Clara: É uma questão delicada e pouco questionada. Entendemos como doença, de acordo com a OMS, ausência de saúde. A doença é tida como um quadro com sinais e sintomas específicos que alteram a saúde de uma pessoa, possuem causas conhecidas (como se pudéssemos colocar em uma caixinha). Em contrapartida, as síndromes são conjuntos de diferentes sintomas, inespecíficos, o que acaba fazendo com que cada indivíduo a experimentar de forma única, não podendo encontrar um denominador comum para sua causa. Ou seja, quando estamos falando de síndrome do pânico, o mais correto é que ela seja tratada como uma síndrome e não como uma doença.
Quando o paciente aprende a controlar sua respiração, ele consegue compreender mais facilmente o que está acontecendo
EcoSerrano: Como é o tratamento?
Clara: Dentro da psicologia nós possuímos diversas abordagens e cada qual tem sua premissa. Eu trabalho com terapia cognitivo comportamental (TCC) e uma das principais técnicas da TCC é a psicoeducação, ela tem por finalidade orientar e explicar o paciente sobre o que ele sente, sobre a síndrome ou o transtorno pelo qual ele está acometido, fazendo com que ele sinta-se conhecedor, capaz de lidar com aquelas questões e desmistificar o senso comum, causando pertencimento e acolhimento para o paciente. Outra técnica muito utilizada é a de respiração e relaxamento, isso porque a síndrome do pânico é acompanhada de diversos sintomas fisiológicos, um dos mais perturbadores é a hiperventilação. Quando o paciente aprende a controlar sua respiração, ele consegue compreender mais facilmente o que está acontecendo, o que ajuda a diminuir as sensações trazidas pelos ataques de pânico e também na prevenção de novas crises. Essas são apenas duas, de inúmeras técnicas que a terapia cognitivo comportamental nos possibilita trabalhar. Além disso, cada paciente é único, não há uma “receita de bolo”, precisamos respeitar a individualidade de cada um. Em alguns casos é preciso que o trabalho seja realizado com a intervenção medicamentosa, tendo então que ser realizado juntamente com um médico psiquiatra.

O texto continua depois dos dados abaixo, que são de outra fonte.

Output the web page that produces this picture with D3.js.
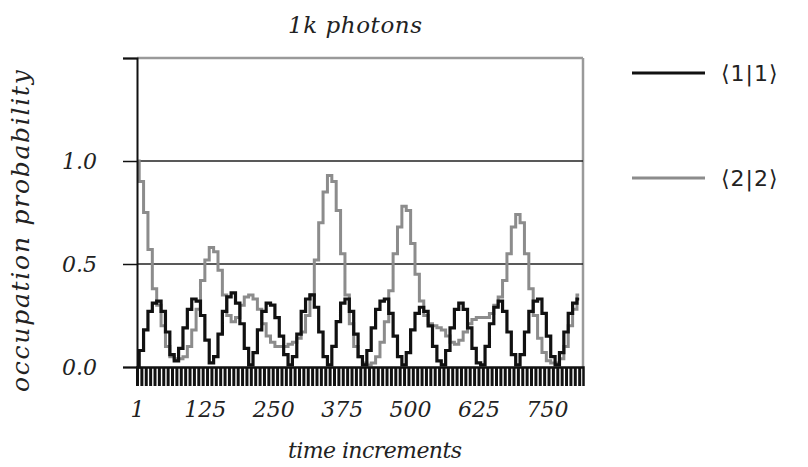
<!DOCTYPE html>
<html><head><meta charset="utf-8">
<script src="https://cdn.jsdelivr.net/npm/d3@7"></script>
<style>body{margin:0;background:#fff}svg{display:block}</style>
</head><body>
<script>
// ---- data ----
const title = "1k photons";
const xTitle = "time increments";
const yTitle = "occupation probability";
const seriesNames = ["\u27E81|1\u27E9", "\u27E82|2\u27E9"];
const timeStart = 1, timeStep = 8;
const xLabels = [1, 125, 250, 375, 500, 625, 750];
const yTicks = [0, 0.5, 1.0, 1.5];
const yTickLabels = ["0.0", "0.5", "1.0", ""];
const occ11 = [
  0.00,0.08,0.18,0.27,0.31,0.32,0.27,0.17,0.06,0.03,
  0.09,0.19,0.28,0.33,0.32,0.25,0.13,0.02,0.05,0.16,
  0.27,0.34,0.36,0.31,0.21,0.09,0.01,0.07,0.18,0.27,
  0.31,0.30,0.24,0.15,0.06,0.01,0.05,0.16,0.27,0.33,
  0.35,0.29,0.17,0.05,0.01,0.10,0.22,0.31,0.33,0.27,
  0.16,0.05,0.01,0.08,0.19,0.28,0.32,0.33,0.26,0.15,
  0.05,0.01,0.07,0.18,0.26,0.29,0.27,0.20,0.10,0.03,
  0.01,0.08,0.19,0.28,0.31,0.28,0.19,0.09,0.02,0.01,
  0.10,0.21,0.29,0.32,0.27,0.17,0.06,0.01,0.06,0.17,
  0.27,0.32,0.33,0.26,0.15,0.05,0.01,0.07,0.17,0.26,
  0.31,0.33
];
const occ22 = [
  1.00,0.90,0.75,0.57,0.38,0.30,0.20,0.10,0.05,0.04,
  0.04,0.05,0.10,0.18,0.28,0.42,0.52,0.58,0.56,0.47,
  0.35,0.25,0.22,0.24,0.30,0.34,0.35,0.33,0.28,0.21,
  0.15,0.12,0.10,0.10,0.10,0.11,0.12,0.14,0.17,0.25,
  0.35,0.52,0.70,0.85,0.93,0.90,0.76,0.55,0.35,0.21,
  0.10,0.05,0.02,0.01,0.02,0.05,0.12,0.22,0.37,0.55,
  0.68,0.78,0.76,0.60,0.45,0.32,0.25,0.21,0.20,0.19,
  0.18,0.15,0.12,0.11,0.13,0.17,0.21,0.23,0.24,0.24,
  0.24,0.26,0.30,0.34,0.42,0.55,0.68,0.74,0.70,0.55,
  0.38,0.25,0.14,0.07,0.03,0.02,0.02,0.04,0.10,0.20,
  0.28,0.35
];

// ---- chart ----
const W = 808, H = 467;
const svg = d3.select("body").append("svg").attr("width", W).attr("height", H);
const serif = "'DejaVu Serif', serif";

const x = d3.scaleLinear().domain([1, 816]).range([137, 583]);
const y = d3.scaleLinear().domain([0, 1.5]).range([367, 58]);

const times = occ11.map((_, i) => timeStart + i * timeStep);

// frame: top & right border (grey)
svg.append("line").attr("x1", x(1)).attr("x2", x(816)).attr("y1", y(1.5)).attr("y2", y(1.5))
  .attr("stroke", "#9a9a9a").attr("stroke-width", 2.5);
svg.append("line").attr("x1", x(816)).attr("x2", x(816)).attr("y1", y(1.5)).attr("y2", y(0))
  .attr("stroke", "#9a9a9a").attr("stroke-width", 2.5);

// gridlines
svg.append("g").selectAll("line").data([0.5, 1.0]).join("line")
  .attr("x1", x(1)).attr("x2", x(816)).attr("y1", d => y(d)).attr("y2", d => y(d))
  .attr("stroke", "#222").attr("stroke-width", 1.3);

// lines
const line = d3.line().curve(d3.curveStep).x((d, i) => x(times[i])).y(d => y(d));
svg.append("path").datum(occ22).attr("d", line).attr("fill", "none")
  .attr("stroke", "#8c8c8c").attr("stroke-width", 3);
svg.append("path").datum(occ11).attr("d", line).attr("fill", "none")
  .attr("stroke", "#111").attr("stroke-width", 3.2);

// x axis dense ticks
const xAxisTicks = d3.axisBottom(x).tickValues(d3.range(1, 816, 8)).tickSize(19).tickFormat("");
const gx = svg.append("g").attr("transform", `translate(0,${y(0)})`).call(xAxisTicks);
gx.select(".domain").attr("stroke", "#111").attr("stroke-width", 2.5);
gx.selectAll(".tick line").attr("stroke", "#111").attr("stroke-width", 3);

// x labels
const xAxisLabels = d3.axisBottom(x).tickValues(xLabels).tickSize(0).tickPadding(34).tickFormat(d => String(d));
const gxl = svg.append("g").attr("transform", `translate(0,${y(0)})`).call(xAxisLabels);
gxl.select(".domain").remove();
gxl.selectAll("text").attr("font-family", serif).attr("font-style", "italic")
  .attr("font-size", 22).attr("fill", "#222");

// y axis
const yAxis = d3.axisLeft(y).tickValues(yTicks).tickSize(14).tickPadding(26)
  .tickFormat((d, i) => yTickLabels[i]);
const gy = svg.append("g").attr("transform", `translate(${x(1)},0)`).call(yAxis);
gy.select(".domain").attr("stroke", "#111").attr("stroke-width", 2);
gy.selectAll(".tick line").attr("stroke", "#111").attr("stroke-width", 1.5);
gy.selectAll("text").attr("font-family", serif).attr("font-style", "italic")
  .attr("font-size", 22).attr("fill", "#222");

// titles
svg.append("text").attr("x", 355).attr("y", 33).attr("text-anchor", "middle")
  .attr("font-family", serif).attr("font-style", "italic").attr("font-size", 23).attr("fill", "#222")
  .attr("textLength", 134).attr("lengthAdjust", "spacing")
  .text(title);
svg.append("text").attr("x", 375).attr("y", 458).attr("text-anchor", "middle")
  .attr("font-family", serif).attr("font-style", "italic").attr("font-size", 22).attr("fill", "#222")
  .attr("textLength", 174).attr("lengthAdjust", "spacing")
  .text(xTitle);
svg.append("text").attr("transform", "translate(29,231) rotate(-90)").attr("text-anchor", "middle")
  .attr("font-family", serif).attr("font-style", "italic").attr("font-size", 25).attr("fill", "#222")
  .attr("textLength", 322).attr("lengthAdjust", "spacing")
  .text(yTitle);

// legend
const legColors = ["#111", "#8c8c8c"];
const legY = [73, 178];
const leg = svg.append("g").selectAll("g").data(seriesNames).join("g")
  .attr("transform", (d, i) => `translate(0,${legY[i]})`);
leg.append("line").attr("x1", 632).attr("x2", 705).attr("y1", 0).attr("y2", 0)
  .attr("stroke", (d, i) => legColors[i]).attr("stroke-width", 3);
leg.append("text").attr("x", 721).attr("y", 8).attr("font-family", "'DejaVu Sans', sans-serif")
  .attr("font-size", 22).attr("fill", "#222").attr("letter-spacing", 1).text(d => d);
</script>
</body></html>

EcoSerrano: O que pode ocasionar a uma pessoa desenvolver a Síndrome do Pânico?
Clara: A Síndrome do Pânico é um conjunto de fatores biológicos (genéticos), psicológicos e sociais, podem fazer com que o indivíduo seja mais propenso a desenvolver esse transtorno, tendo então uma resposta mais catastrófica e disfuncional para fatores estressantes da vida, como um casamento, um divórcio, uma crise financeira. Além disso, pessoas que tiveram traumas e episódios de estresse na infância têm uma propensão maior ao desenvolvimento de síndrome do pânico, afinal, somos resultado das nossas experiências e vivências, e como elas são trabalhadas e significadas em nossa infância reflete na nossa maneira de ver as situações e o mundo.

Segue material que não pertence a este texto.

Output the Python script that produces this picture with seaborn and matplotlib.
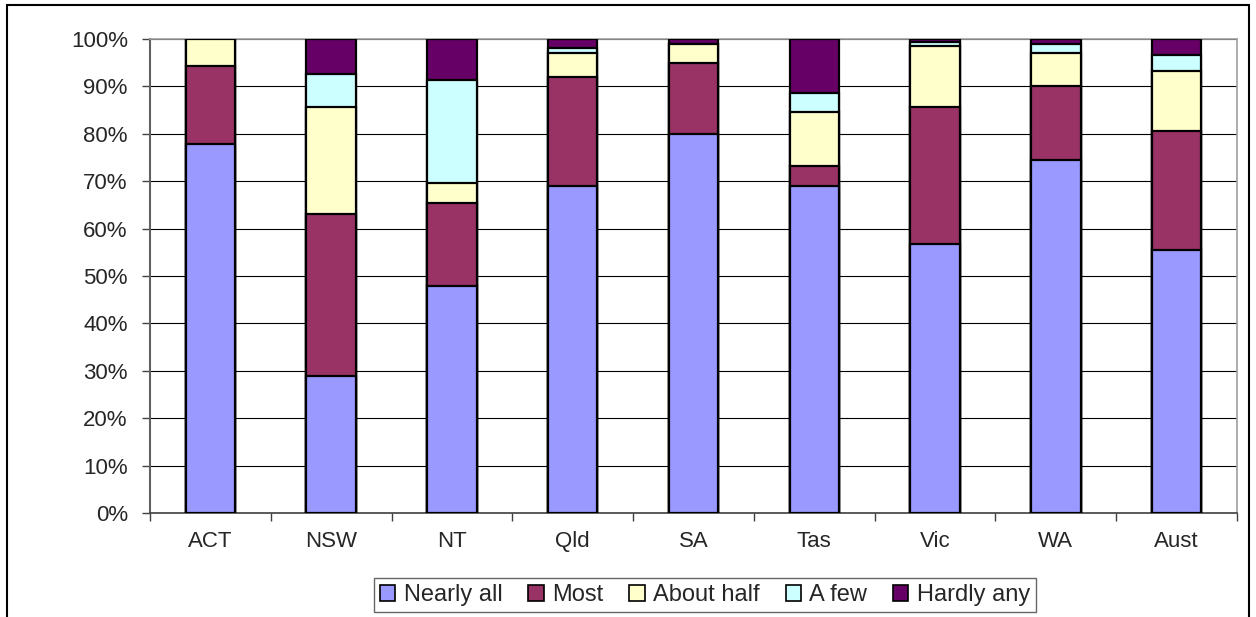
import matplotlib
matplotlib.use("Agg")
import matplotlib.pyplot as plt
import seaborn as sns
import pandas as pd
import numpy as np
from matplotlib.patches import Patch, Rectangle
from matplotlib.ticker import FixedLocator, PercentFormatter

# data (percent of respondents in each state)
regions = ["ACT", "NSW", "NT", "Qld", "SA", "Tas", "Vic", "WA", "Aust"]
nearly_all = [77.8, 29.0, 47.9, 69.0, 80.0, 69.0, 56.8, 74.5, 55.5]
most = [16.5, 34.0, 17.5, 23.0, 15.0, 4.2, 28.9, 15.6, 25.0]
about_half = [5.7, 22.7, 4.2, 5.0, 4.0, 11.3, 12.8, 6.9, 12.8]
a_few = [0.0, 7.0, 21.7, 1.0, 0.0, 4.2, 0.9, 1.9, 3.3]
hardly_any = [0.0, 7.3, 8.7, 2.0, 1.0, 11.3, 0.6, 1.1, 3.4]

series_names = ["Nearly all", "Most", "About half", "A few", "Hardly any"]
colors = ["#9999FF", "#993366", "#FFFFCC", "#CCFFFF", "#660066"]

df = pd.DataFrame({
    "region": regions,
    "Nearly all": nearly_all,
    "Most": most,
    "About half": about_half,
    "A few": a_few,
    "Hardly any": hardly_any,
})
vals = df[series_names]
df[series_names] = vals.div(vals.sum(axis=1), axis=0) * 100
cum = df[series_names].cumsum(axis=1)

sns.set_style("white")
plt.rcParams["font.family"] = ["Liberation Sans", "DejaVu Sans"]

fig = plt.figure(figsize=(12.56, 6.17), dpi=100)
ax = fig.add_axes([150 / 1256, 104 / 617, 1087 / 1256, 474 / 617])

# stacked bars: draw cumulative totals from top layer down
for name, col in reversed(list(zip(series_names, colors))):
    sns.barplot(x=df["region"], y=cum[name], color=col, saturation=1,
                width=0.41, edgecolor="black", linewidth=1.6, ax=ax,
                zorder=3, errorbar=None)

ax.set_ylim(0, 100)
ax.set_xlim(-0.5, len(regions) - 0.5)
ax.yaxis.set_major_locator(FixedLocator(np.arange(0, 101, 10)))
ax.yaxis.set_major_formatter(PercentFormatter(decimals=0))
ax.grid(axis="y", color="black", linewidth=0.8, zorder=0)
ax.set_axisbelow(True)
ax.set_xlabel("")
ax.set_ylabel("")

ax.xaxis.set_minor_locator(FixedLocator(np.arange(-0.5, len(regions), 1)))
ax.tick_params(axis="x", which="major", length=0, labelsize=16, pad=13)
ax.tick_params(axis="x", which="minor", length=6, width=1, color="#404040",
               direction="out", bottom=True)
ax.tick_params(axis="y", length=6, width=1, color="#404040", direction="out",
               labelsize=16, pad=10, left=True)

for side in ["top", "right"]:
    ax.spines[side].set_color("#A0A0A0")
    ax.spines[side].set_linewidth(1.2)
ax.spines["left"].set_color("#606060")
ax.spines["left"].set_linewidth(1.5)
ax.spines["bottom"].set_color("#404040")
ax.spines["bottom"].set_linewidth(1.2)

handles = [Patch(facecolor=c, edgecolor="black", linewidth=1.2, label=n)
           for n, c in zip(series_names, colors)]
leg = fig.legend(handles=handles, loc="center", bbox_to_anchor=(705 / 1256, 22 / 617),
                 ncol=5, fontsize=17, frameon=True, fancybox=False,
                 handlelength=0.65, handleheight=0.65, handletextpad=0.35,
                 columnspacing=1.1, borderpad=0.25, borderaxespad=0.3)
leg.get_frame().set_edgecolor("#404040")
leg.get_frame().set_linewidth(1.0)

# outer chart border
fig.patches.append(Rectangle((7 / 1256, -0.02), 1242 / 1256, 1.012,
                             transform=fig.transFigure, fill=False,
                             edgecolor="black", linewidth=1.5))

fig.savefig("out.png", dpi=100)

Síndrome é vista como “desculpa”
EcoSerrano: Como é a sua experiência em tratar pacientes com esse transtorno?
Clara: Uma das principais dificuldades em lidar com ela é o julgamento da sociedade, da família. Os pacientes muitas vezes são descredibilizados, tidos como pessoas frescas e acomodadas, que utilizam a síndrome como “desculpa” para se livrarem de afazeres do dia a dia. Infelizmente, os transtornos e síndromes psicológicas, aquilo que não é palpável, para a população não tem credibilidade, dificultando ainda mais o processo terapêutico, já que um viés importante na terapia é o apoio familiar.

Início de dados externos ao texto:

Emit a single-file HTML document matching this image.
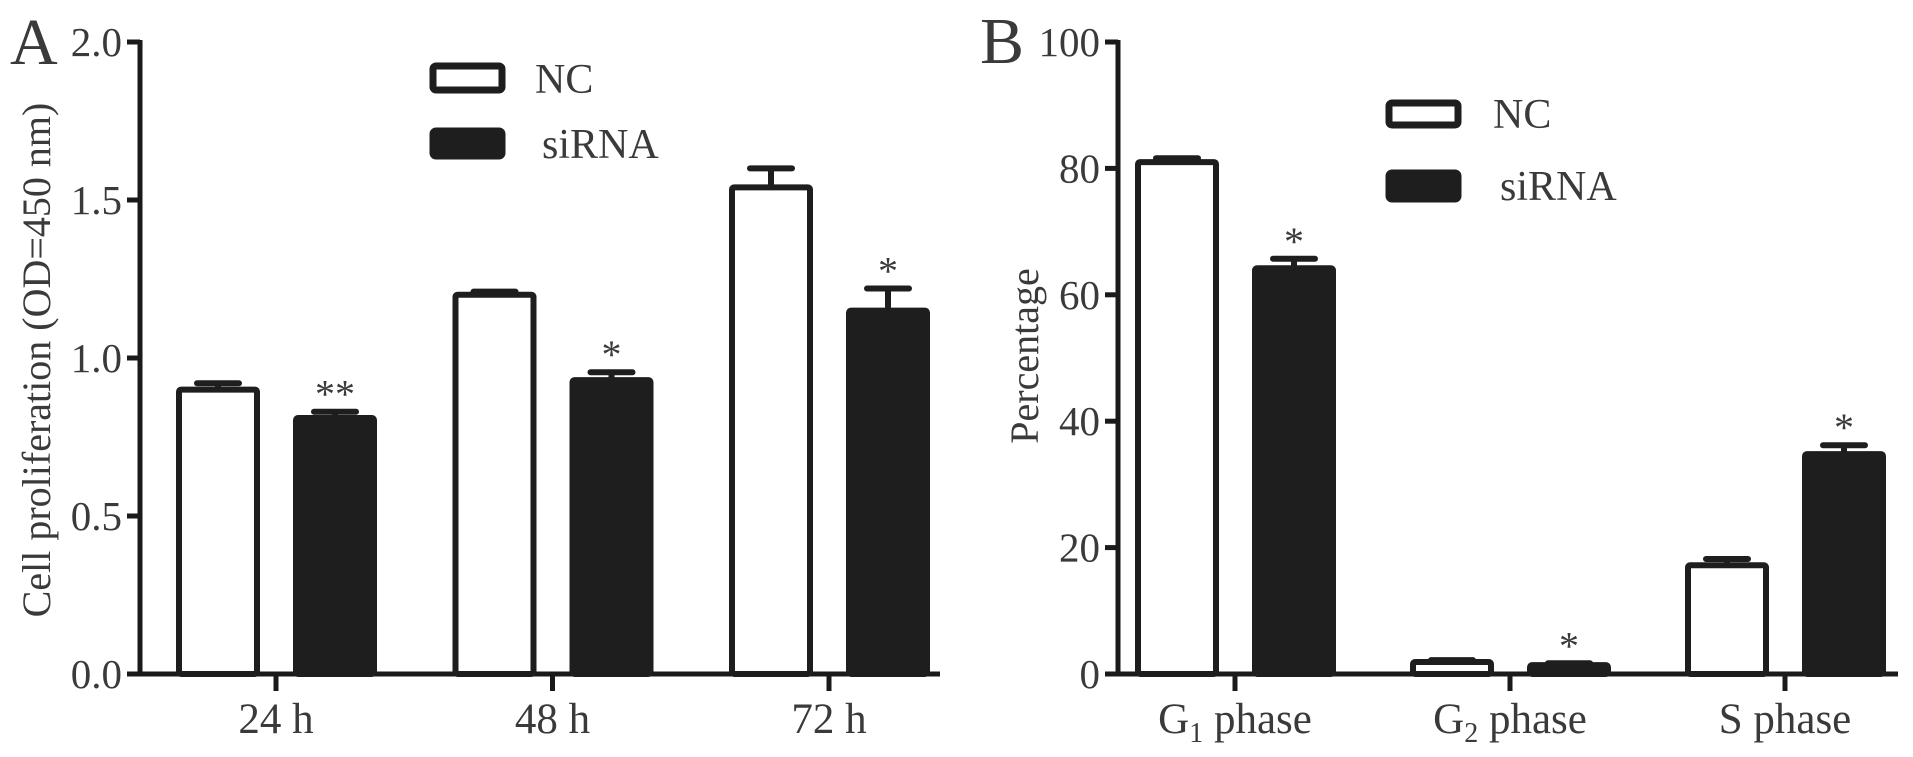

EcoSerrano: Há cura para a Síndrome do Pânico?
Clara: Bom, essa é uma pergunta bem polêmica. Como a maioria dos transtornos e síndromes psicológicas, a síndrome do pânico não tem cura, mas com esforço, paciência e o tratamento correto o paciente consegue uma remissão dos sintomas, uma reestruturação no seu modo de ver a si mesmo e o mundo e começa a compreender e a manejar os sintomas que antes lhe eram perturbadores. É possível conviver com a síndrome do pânico, conseguir gerir sua vida, atividades laborais, sociais e pessoais. Quando o paciente consegue compreender que ele que domina a síndrome do pânico e não ela que o domina, é possível ter uma vida dentro da normalidade, mas não é possível afirmar que nunca mais irão ocorrer episódios de ataques de pânico.